Wednesday 6 APRIL 2005
REGINA v George Francis HENLEY
Judgment
1 HUNT AJA George Francis Henley was convicted in the District Court on a number of charges of defrauding the Commonwealth between 1982 and 1988. Judge Christie QC imposed an effective total head sentence of five years and six months, with a non-parole period of three years and nine months.
2 The appeal against conviction and sentence proceeded in the normal way until we were supplied recently with a number of psychiatric reports. These reports brought into play the (NSW) Mental Health Criminal Procedure Act 1990. That Act provides that, where a question is raised as to an accused person's fitness to be tried, the court before which that person is appearing is required to hear submissions relating to the conduct of an inquiry as to whether that person is unfit to be tried.
3 I should add that we were informed by the Crown that the current provisions relating to unfitness to be tried to be found in Division 6 of Part 1B of the (Cwth) Crimes Act 1914 (and, in particular s 20B) did not apply to either the trial or this appeal because of the antiquity of the proceedings. The appellant had fled from the committal hearing in 1988 and avoided recapture for a period of some years. The trial took place in late 2003.
4 In Regina v RTI (2003) 58 NSWLR 438 at 449 (par [31]), this Court held - in the light of authority, including Eastman v The Queen (2000) 203 CLR 1 at 106 - that, if there is material before this Court even on an appeal against conviction which raises a question about the propriety of the conviction because the appellant may have been unfit to be tried, the Court should quash the conviction unless it is satisfied that, had the question been raised before or during the trial, a court conducting an inquiry into his fitness to be tried, acting reasonably, would necessarily have found that the appellant was fit to be tried. The second part of that formulation is effectively a reflection of the proviso to s 6 of the Criminal Appeal Act 1912. It is only if this Court can make a finding in those terms that there will be no miscarriage of justice.
5 In Kesavarajah v The Queen (1994) 181 CLR 230 at 245, the High Court adopted the elaboration by Smith J in R v Prosser [1958] VR 45 at 48, to identify the minimum standards with which an accused must comply before he or she can be tried without unfairness or injustice as requiring the ability:
(1) to understand the nature of a charge;
(2) to plead to the charge and to exercise the right of challenge;
(3) to understand the nature of the proceedings, namely, that it is an inquiry as to whether the accused committed the offence charged;
(4) to follow the course of the proceedings;
(5) to understand the substantial effect of any evidence that may be given in support of prosecution; and
(6) to make a defence or to answer the charge.
6 The first issue now to be determined in this Court is, therefore, whether there is material which raises a question that the appellant may have been unfit to be tried. As I have said, there are a number of medical reports in evidence.

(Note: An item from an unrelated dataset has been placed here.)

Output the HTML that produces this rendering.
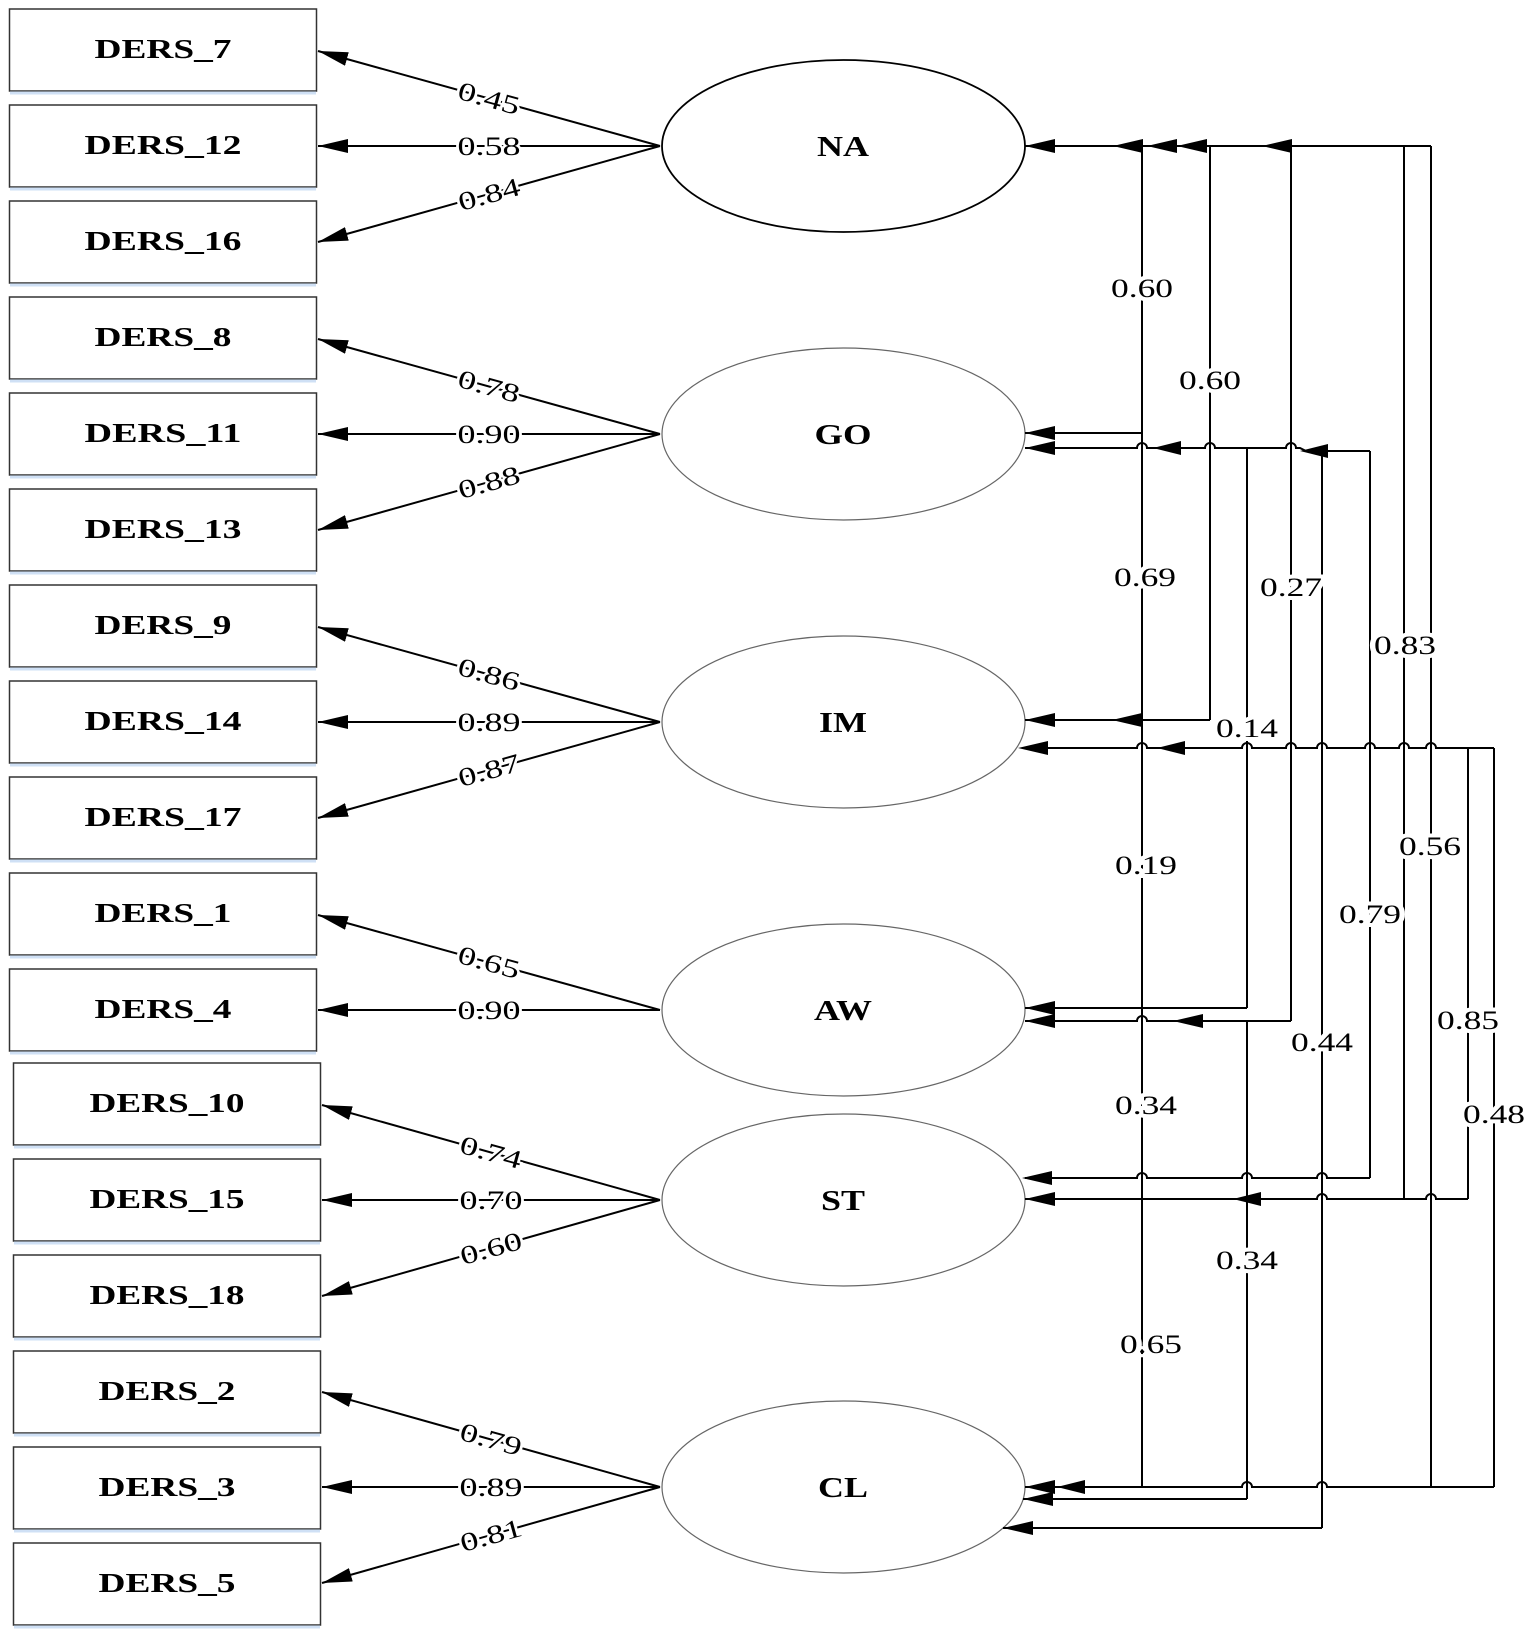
<!DOCTYPE html>
<html><head><meta charset="utf-8"><style>
html,body{margin:0;padding:0;background:#fff;}
svg{display:block;}
.bx{fill:#fff;stroke:#333;stroke-width:1.5;}
.sh{stroke:#cfe0f5;stroke-width:3;}
.bt{font-family:"Liberation Serif",serif;font-weight:bold;font-size:27px;fill:#000;}
.el{font-family:"Liberation Serif",serif;font-weight:bold;font-size:28px;fill:#000;}
.lb{font-family:"Liberation Serif",serif;font-size:26px;fill:#000;stroke:#fff;stroke-width:4;paint-order:stroke;}
.ln{stroke:#000;stroke-width:2;fill:none;}
</style></head><body>
<svg width="1535" height="1637" viewBox="0 0 1535 1637" xmlns="http://www.w3.org/2000/svg">
<defs>
<marker id="ah" markerUnits="userSpaceOnUse" markerWidth="32" markerHeight="16" refX="30" refY="8" orient="auto">
<path d="M0,1 L30,8 L0,15 Z" fill="#000"/>
</marker>
</defs>

<!-- boxes -->
<g>
<rect class="bx" x="9.5" y="9" width="307" height="82"/><line class="sh" x1="10" y1="93" x2="316" y2="93"/>
<text class="bt" x="163" y="58" text-anchor="middle" textLength="137" lengthAdjust="spacingAndGlyphs">DERS_7</text>
<rect class="bx" x="9.5" y="105" width="307" height="82"/><line class="sh" x1="10" y1="189" x2="316" y2="189"/>
<text class="bt" x="163" y="154" text-anchor="middle" textLength="157" lengthAdjust="spacingAndGlyphs">DERS_12</text>
<rect class="bx" x="9.5" y="201" width="307" height="82"/><line class="sh" x1="10" y1="285" x2="316" y2="285"/>
<text class="bt" x="163" y="250" text-anchor="middle" textLength="157" lengthAdjust="spacingAndGlyphs">DERS_16</text>
<rect class="bx" x="9.5" y="297" width="307" height="82"/><line class="sh" x1="10" y1="381" x2="316" y2="381"/>
<text class="bt" x="163" y="346" text-anchor="middle" textLength="137" lengthAdjust="spacingAndGlyphs">DERS_8</text>
<rect class="bx" x="9.5" y="393" width="307" height="82"/><line class="sh" x1="10" y1="477" x2="316" y2="477"/>
<text class="bt" x="163" y="442" text-anchor="middle" textLength="157" lengthAdjust="spacingAndGlyphs">DERS_11</text>
<rect class="bx" x="9.5" y="489" width="307" height="82"/><line class="sh" x1="10" y1="573" x2="316" y2="573"/>
<text class="bt" x="163" y="538" text-anchor="middle" textLength="157" lengthAdjust="spacingAndGlyphs">DERS_13</text>
<rect class="bx" x="9.5" y="585" width="307" height="82"/><line class="sh" x1="10" y1="669" x2="316" y2="669"/>
<text class="bt" x="163" y="634" text-anchor="middle" textLength="137" lengthAdjust="spacingAndGlyphs">DERS_9</text>
<rect class="bx" x="9.5" y="681" width="307" height="82"/><line class="sh" x1="10" y1="765" x2="316" y2="765"/>
<text class="bt" x="163" y="730" text-anchor="middle" textLength="157" lengthAdjust="spacingAndGlyphs">DERS_14</text>
<rect class="bx" x="9.5" y="777" width="307" height="82"/><line class="sh" x1="10" y1="861" x2="316" y2="861"/>
<text class="bt" x="163" y="826" text-anchor="middle" textLength="157" lengthAdjust="spacingAndGlyphs">DERS_17</text>
<rect class="bx" x="9.5" y="873" width="307" height="82"/><line class="sh" x1="10" y1="957" x2="316" y2="957"/>
<text class="bt" x="163" y="922" text-anchor="middle" textLength="137" lengthAdjust="spacingAndGlyphs">DERS_1</text>
<rect class="bx" x="9.5" y="969" width="307" height="82"/><line class="sh" x1="10" y1="1053" x2="316" y2="1053"/>
<text class="bt" x="163" y="1018" text-anchor="middle" textLength="137" lengthAdjust="spacingAndGlyphs">DERS_4</text>
<rect class="bx" x="13.5" y="1063" width="307" height="82"/><line class="sh" x1="14" y1="1147" x2="320" y2="1147"/>
<text class="bt" x="167" y="1112" text-anchor="middle" textLength="155" lengthAdjust="spacingAndGlyphs">DERS_10</text>
<rect class="bx" x="13.5" y="1159" width="307" height="82"/><line class="sh" x1="14" y1="1243" x2="320" y2="1243"/>
<text class="bt" x="167" y="1208" text-anchor="middle" textLength="155" lengthAdjust="spacingAndGlyphs">DERS_15</text>
<rect class="bx" x="13.5" y="1255" width="307" height="82"/><line class="sh" x1="14" y1="1339" x2="320" y2="1339"/>
<text class="bt" x="167" y="1304" text-anchor="middle" textLength="155" lengthAdjust="spacingAndGlyphs">DERS_18</text>
<rect class="bx" x="13.5" y="1351" width="307" height="82"/><line class="sh" x1="14" y1="1435" x2="320" y2="1435"/>
<text class="bt" x="167" y="1400" text-anchor="middle" textLength="137" lengthAdjust="spacingAndGlyphs">DERS_2</text>
<rect class="bx" x="13.5" y="1447" width="307" height="82"/><line class="sh" x1="14" y1="1531" x2="320" y2="1531"/>
<text class="bt" x="167" y="1496" text-anchor="middle" textLength="137" lengthAdjust="spacingAndGlyphs">DERS_3</text>
<rect class="bx" x="13.5" y="1543" width="307" height="82"/><line class="sh" x1="14" y1="1627" x2="320" y2="1627"/>
<text class="bt" x="167" y="1592" text-anchor="middle" textLength="137" lengthAdjust="spacingAndGlyphs">DERS_5</text>
</g>

<!-- ellipses -->
<ellipse cx="843.5" cy="146" rx="181.5" ry="86" fill="#fff" stroke="#000" stroke-width="1.8"/>
<ellipse cx="843.5" cy="434" rx="181.5" ry="86" fill="#fff" stroke="#666" stroke-width="1.2"/>
<ellipse cx="843.5" cy="722" rx="181.5" ry="86" fill="#fff" stroke="#666" stroke-width="1.2"/>
<ellipse cx="843.5" cy="1010" rx="181.5" ry="86" fill="#fff" stroke="#666" stroke-width="1.2"/>
<ellipse cx="843.5" cy="1200" rx="181.5" ry="86" fill="#fff" stroke="#666" stroke-width="1.2"/>
<ellipse cx="843.5" cy="1487" rx="181.5" ry="86" fill="#fff" stroke="#666" stroke-width="1.2"/>
<text class="el" x="843" y="156" text-anchor="middle" textLength="52" lengthAdjust="spacingAndGlyphs">NA</text>
<text class="el" x="843" y="444" text-anchor="middle" textLength="57" lengthAdjust="spacingAndGlyphs">GO</text>
<text class="el" x="843" y="732" text-anchor="middle" textLength="48" lengthAdjust="spacingAndGlyphs">IM</text>
<text class="el" x="843" y="1020" text-anchor="middle" textLength="58" lengthAdjust="spacingAndGlyphs">AW</text>
<text class="el" x="843" y="1210" text-anchor="middle" textLength="44" lengthAdjust="spacingAndGlyphs">ST</text>
<text class="el" x="843" y="1497" text-anchor="middle" textLength="50" lengthAdjust="spacingAndGlyphs">CL</text>

<!-- loadings -->
<g class="ln" marker-end="url(#ah)">
<line x1="660" y1="146" x2="318" y2="51"/><line x1="660" y1="146" x2="318" y2="146"/><line x1="660" y1="146" x2="318" y2="242"/>
<line x1="660" y1="434" x2="318" y2="339"/><line x1="660" y1="434" x2="318" y2="434"/><line x1="660" y1="434" x2="318" y2="530"/>
<line x1="660" y1="722" x2="318" y2="627"/><line x1="660" y1="722" x2="318" y2="722"/><line x1="660" y1="722" x2="318" y2="818"/>
<line x1="660" y1="1010" x2="318" y2="915"/><line x1="660" y1="1010" x2="318" y2="1010"/>
<line x1="660" y1="1200" x2="322" y2="1105"/><line x1="660" y1="1200" x2="322" y2="1200"/><line x1="660" y1="1200" x2="322" y2="1296"/>
<line x1="660" y1="1487" x2="322" y2="1392"/><line x1="660" y1="1487" x2="322" y2="1487"/><line x1="660" y1="1487" x2="322" y2="1583"/>
</g>
<g class="lb" text-anchor="middle">
<text x="489" y="107" textLength="63" lengthAdjust="spacingAndGlyphs" transform="rotate(15.5 489 98)">0.45</text>
<text x="489" y="155" textLength="63" lengthAdjust="spacingAndGlyphs">0.58</text>
<text x="489" y="203" textLength="63" lengthAdjust="spacingAndGlyphs" transform="rotate(-15.5 489 194)">0.84</text>
<text x="489" y="395" textLength="63" lengthAdjust="spacingAndGlyphs" transform="rotate(15.5 489 386)">0.78</text>
<text x="489" y="443" textLength="63" lengthAdjust="spacingAndGlyphs">0.90</text>
<text x="489" y="491" textLength="63" lengthAdjust="spacingAndGlyphs" transform="rotate(-15.5 489 482)">0.88</text>
<text x="489" y="683" textLength="63" lengthAdjust="spacingAndGlyphs" transform="rotate(15.5 489 674)">0.86</text>
<text x="489" y="731" textLength="63" lengthAdjust="spacingAndGlyphs">0.89</text>
<text x="489" y="779" textLength="63" lengthAdjust="spacingAndGlyphs" transform="rotate(-15.5 489 770)">0.87</text>
<text x="489" y="971" textLength="63" lengthAdjust="spacingAndGlyphs" transform="rotate(15.5 489 962)">0.65</text>
<text x="489" y="1019" textLength="63" lengthAdjust="spacingAndGlyphs">0.90</text>
<text x="491" y="1161" textLength="63" lengthAdjust="spacingAndGlyphs" transform="rotate(15.5 491 1152)">0.74</text>
<text x="491" y="1209" textLength="63" lengthAdjust="spacingAndGlyphs">0.70</text>
<text x="491" y="1257" textLength="63" lengthAdjust="spacingAndGlyphs" transform="rotate(-15.5 491 1248)">0.60</text>
<text x="491" y="1448" textLength="63" lengthAdjust="spacingAndGlyphs" transform="rotate(15.5 491 1439)">0.79</text>
<text x="491" y="1496" textLength="63" lengthAdjust="spacingAndGlyphs">0.89</text>
<text x="491" y="1544" textLength="63" lengthAdjust="spacingAndGlyphs" transform="rotate(-15.5 491 1535)">0.81</text>
</g>

<!-- right side verticals -->
<g class="ln">
<line x1="1142" y1="146" x2="1142" y2="1487"/>
<line x1="1210" y1="146" x2="1210" y2="720"/>
<line x1="1247" y1="448" x2="1247" y2="1008"/>
<line x1="1247" y1="1021" x2="1247" y2="1499"/>
<line x1="1291" y1="146" x2="1291" y2="1021"/>
<line x1="1322" y1="451" x2="1322" y2="1528"/>
<line x1="1370" y1="451" x2="1370" y2="1178"/>
<line x1="1404" y1="146" x2="1404" y2="1199"/>
<line x1="1431" y1="146" x2="1431" y2="1487"/>
<line x1="1468" y1="748" x2="1468" y2="1199"/>
<line x1="1494" y1="748" x2="1494" y2="1487"/>
</g>
<!-- horizontals with hops -->
<g class="ln">
<path d="M1025 146 H1431"/>
<path d="M1025 433 H1142"/>
<path d="M1025 448 H1137 a5 5 0 0 1 10 0 H1205 a5 5 0 0 1 10 0 H1286 a5 5 0 0 1 10 0 H1300 L1306 451 H1370"/>
<path d="M1025 720 H1210"/>
<path d="M1025 748 H1137 a5 5 0 0 1 10 0 H1242 a5 5 0 0 1 10 0 H1286 a5 5 0 0 1 10 0 H1317 a5 5 0 0 1 10 0 H1365 a5 5 0 0 1 10 0 H1399 a5 5 0 0 1 10 0 H1426 a5 5 0 0 1 10 0 H1494"/>
<path d="M1025 1008 H1247"/>
<path d="M1025 1021 H1137 a5 5 0 0 1 10 0 H1291"/>
<path d="M1025 1178 H1137 a5 5 0 0 1 10 0 H1242 a5 5 0 0 1 10 0 H1317 a5 5 0 0 1 10 0 H1370"/>
<path d="M1025 1199 H1317 a5 5 0 0 1 10 0 H1426 a5 5 0 0 1 10 0 H1468"/>
<path d="M1025 1487 H1242 a5 5 0 0 1 10 0 H1317 a5 5 0 0 1 10 0 H1494"/>
<path d="M1023 1499 H1247"/>
<path d="M1003 1528 H1322"/>
</g>
<!-- arrowheads -->
<g fill="#000">
<path d="M1025 146 l30 -7 v14 z"/><path d="M1113 146 l30 -7 v14 z"/><path d="M1147 146 l30 -7 v14 z"/><path d="M1177 146 l30 -7 v14 z"/><path d="M1262 146 l30 -7 v14 z"/>
<path d="M1025 433 l30 -7 v14 z"/><path d="M1025 448 l30 -7 v14 z"/><path d="M1153 448 l28 -7 v14 z"/><path d="M1300 451 l28 -7 v14 z"/>
<path d="M1025 720 l30 -7 v14 z"/><path d="M1112 720 l30 -7 v14 z"/>
<path d="M1018 748 l30 -7 v14 z"/><path d="M1157 748 l28 -7 v14 z"/>
<path d="M1025 1008 l30 -7 v14 z"/><path d="M1025 1021 l30 -7 v14 z"/><path d="M1173 1021 l30 -7 v14 z"/>
<path d="M1022 1178 l30 -7 v14 z"/><path d="M1025 1199 l30 -7 v14 z"/><path d="M1233 1199 l28 -7 v14 z"/>
<path d="M1025 1487 l30 -7 v14 z"/><path d="M1057 1487 l28 -7 v14 z"/><path d="M1023 1499 l30 -7 v14 z"/><path d="M1003 1528 l30 -7 v14 z"/>
</g>
<!-- correlation labels -->
<g class="lb" text-anchor="middle" style="stroke-width:8">
<text x="1142" y="297" textLength="62" lengthAdjust="spacingAndGlyphs">0.60</text>
<text x="1210" y="389" textLength="62" lengthAdjust="spacingAndGlyphs">0.60</text>
<text x="1145" y="586" textLength="62" lengthAdjust="spacingAndGlyphs">0.69</text>
<text x="1291" y="596" textLength="62" lengthAdjust="spacingAndGlyphs">0.27</text>
<text x="1405" y="654" textLength="62" lengthAdjust="spacingAndGlyphs">0.83</text>
<text x="1247" y="737" textLength="62" lengthAdjust="spacingAndGlyphs">0.14</text>
<text x="1430" y="855" textLength="62" lengthAdjust="spacingAndGlyphs">0.56</text>
<text x="1146" y="874" textLength="62" lengthAdjust="spacingAndGlyphs">0.19</text>
<text x="1370" y="923" textLength="62" lengthAdjust="spacingAndGlyphs">0.79</text>
<text x="1468" y="1029" textLength="62" lengthAdjust="spacingAndGlyphs">0.85</text>
<text x="1322" y="1051" textLength="62" lengthAdjust="spacingAndGlyphs">0.44</text>
<text x="1146" y="1114" textLength="62" lengthAdjust="spacingAndGlyphs">0.34</text>
<text x="1494" y="1123" textLength="62" lengthAdjust="spacingAndGlyphs">0.48</text>
<text x="1247" y="1269" textLength="62" lengthAdjust="spacingAndGlyphs">0.34</text>
<text x="1151" y="1353" textLength="62" lengthAdjust="spacingAndGlyphs">0.65</text>
</g>
</svg>
</body></html>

7 The doctor who has probably had the most contact with the appellant is Dr Michael Boyle, who has been treating him for his HIV disease for more than five years. Although not a psychiatrist, Dr Boyle believes that the appellant has most likely been suffering from schizophrenia. His report dated 28 January 2005 says:
It has been my belief for some years that the main reason for his [the appellant's] reticence to have appropriate HIV follow up and necessary blood tests is that he has a paranoid disposition that leads him to conclude that any form of testing or follow up is a form of control that is probably engineered by the state. As long as I have known him, he has tended to have grandiose ideas and a fairly paranoid and secretive manner of behaviour. He has always held firmly the belief that he is a special agent or has some special role in the police force. In the time prior to his arrest, he was always concerned that the police were after him because of some perceived role that he had in uncovering police corruption. Although I am not a psychiatrist, I have always felt his diagnosis is to be one of a chronic psychosis; most likely a schizophrenia.
I have seen him on a number of occasions since his admission to Cessnock Correctional Centre. He maintains that he is wrongly imprisoned and really has very little understanding of the nature of the charges against him or of the nature of how his activities were illegal. I believe that he is quite deluded about his role in any criminal activity. In my interviews with him, he has maintained various delusions, including that he has some secret information about Australia's role in the fall of East Timor and that he ha has some secret information about the government's role in the Port Arthur massacre."